Let $$X_i$$ $$(X_1, \dots, X_n)$$ and $$Y_i (Y_1, \dots,Y_n)$$ be i.i.d. exponential r.vs with rate $$\lambda$$. Let $$Z_i= X_i+Y_i$$.

How to write the pdf of the k-th order statistics of the $$Z_i$$ random variable ?

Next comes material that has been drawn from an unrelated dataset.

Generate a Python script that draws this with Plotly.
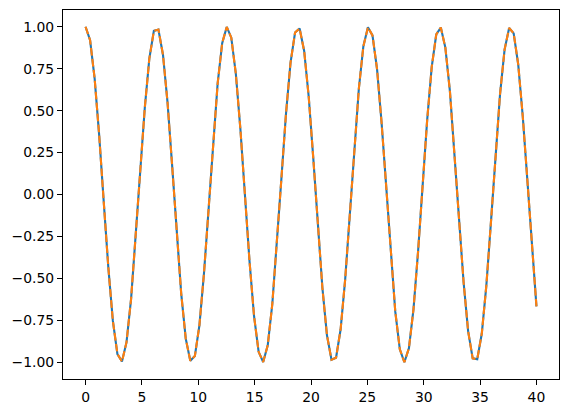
import plotly.graph_objects as go

# sample positions and cosine values
x_vals = [0.0, 0.404, 0.808, 1.212, 1.616, 2.020, 2.424, 2.828, 3.232, 3.636,
          4.040, 4.444, 4.848, 5.253, 5.657, 6.061, 6.465, 6.869, 7.273, 7.677,
          8.081, 8.485, 8.889, 9.293, 9.697, 10.101, 10.505, 10.909, 11.313, 11.717,
          12.121, 12.525, 12.929, 13.333, 13.737, 14.141, 14.545, 14.949, 15.354, 15.758,
          16.162, 16.566, 16.970, 17.374, 17.778, 18.182, 18.586, 18.990, 19.394, 19.798,
          20.202, 20.606, 21.010, 21.414, 21.818, 22.222, 22.626, 23.030, 23.434, 23.838,
          24.242, 24.646, 25.051, 25.455, 25.859, 26.263, 26.667, 27.071, 27.475, 27.879,
          28.283, 28.687, 29.091, 29.495, 29.899, 30.303, 30.707, 31.111, 31.515, 31.919,
          32.323, 32.727, 33.131, 33.535, 33.939, 34.343, 34.747, 35.152, 35.556, 35.960,
          36.364, 36.768, 37.172, 37.576, 37.980, 38.384, 38.788, 39.192, 39.596, 40.0]

y_vals = [1.0000, 0.9195, 0.6909, 0.3511, -0.0453, -0.4344, -0.7536, -0.9513, -0.9959, -0.8801,
          -0.6225, -0.2648, 0.1357, 0.5142, 0.8100, 0.9753, 0.9836, 0.8334, 0.5491, 0.1763,
          -0.2249, -0.5898, -0.8598, -0.9913, -0.9632, -0.7799, -0.4711, -0.0864, 0.3122, 0.6606,
          0.9025, 0.9992, 0.9349, 0.7200, 0.3892, -0.0042, -0.3970, -0.7259, -0.9379, -0.9988,
          -0.8989, -0.6542, -0.3042, 0.0948, 0.4786, 0.7852, 0.9654, 0.9902, 0.8555, 0.5830,
          0.2166, -0.1846, -0.5561, -0.8381, -0.9851, -0.9734, -0.8050, -0.5070, -0.1273, 0.2729,
          0.6292, 0.8841, 0.9966, 0.9487, 0.7479, 0.4268, 0.0369, -0.3590, -0.6970, -0.9228,
          -1.0000, -0.9161, -0.6847, -0.3431, 0.0538, 0.4421, 0.7591, 0.9539, 0.9951, 0.8760,
          0.6159, 0.2566, -0.1441, -0.5215, -0.8150, -0.9772, -0.9820, -0.8287, -0.5419, -0.1679,
          0.2332, 0.5967, 0.8641, 0.9924, 0.9609, 0.7746, 0.4636, 0.0779, -0.3203, -0.6669]

x_ticks = [0, 5, 10, 15, 20, 25, 30, 35, 40]
y_ticks = [-1.0, -0.75, -0.5, -0.25, 0.0, 0.25, 0.5, 0.75, 1.0]

fig = go.Figure()
fig.add_trace(go.Scatter(x=x_vals, y=y_vals, mode='lines', name='cos',
                         line=dict(color='#1f77b4', width=2.1)))
fig.add_trace(go.Scatter(x=x_vals, y=y_vals, mode='lines', name='cos (dashed)',
                         line=dict(color='#ff7f0e', width=2.1, dash='7.7px,3.3px')))

axis_style = dict(
    showgrid=False,
    zeroline=False,
    showline=True,
    mirror=True,
    linecolor='black',
    linewidth=1.1,
    ticks='outside',
    ticklen=5,
    tickwidth=1.1,
    tickcolor='black',
    automargin=False,
    tickfont=dict(family='DejaVu Sans', size=13.9, color='black'),
)

fig.update_layout(
    width=568,
    height=413,
    margin=dict(l=63, r=9, t=10, b=34),
    plot_bgcolor='white',
    paper_bgcolor='white',
    showlegend=False,
    xaxis=dict(range=[-2, 42], tickvals=x_ticks, ticktext=[str(v) for v in x_ticks], **axis_style),
    yaxis=dict(range=[-1.1, 1.1], tickvals=y_ticks,
               ticktext=[f"{v:.2f}".replace('-', '\u2212') for v in y_ticks], **axis_style),
)

# drop the default page margin so the figure sits at the window corner
fig.write_html("out.html", config={'displayModeBar': False},
               post_script="document.body.style.margin = '0';")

• Please use MathJax whenever you type a formula on this site. It’s pretty easy. You just enclose your formulae into the \$ signs, for the most part.
– Aig
Commented Apr 25 at 9:36

If $$X_i, Y_i\sim \exp(\lambda)$$ then $$Z_i = X_i + Y_i$$ has pdf of

$$f_{Z_i}(z) = \int_{-\infty}^\infty f_{X_i}(x)f_{Y_i}(z-x) dx = \int_0^z \lambda^2 e^{-\lambda x}e^{-\lambda(z-x)} dx = \lambda^2 e^{-\lambda z}z$$

And thus its CDF is

$$F_{Z_i}(z) = \int_0^z \lambda^2 e^{-\lambda x}x dx = 1-e^{-\lambda z} (\lambda z+1)$$

In general, the probability density function of the $$k$$-th order statistic $$Z_{(k)}$$ of $$n$$ i.i.d random variables from $$Z$$ is

$$f_{Z_{(k)}}(z) = \frac{n!}{(k-1)!(n-k)!} F_Z(z)^{k-1} (1-F_Z(z))^{n-k} f_Z(z)$$

Plugging in, we get

$$f_{Z_{(k)}}(z) = \frac{n!}{(k-1)!(n-k)!} \cdot \left(1-e^{-\lambda z} (\lambda z+1)\right)^{k-1} \cdot \left(e^{-\lambda z} (\lambda z+1) \right)^{n-k} \cdot \lambda^2 e^{-\lambda z}z$$

Where you expecting a simple closed form?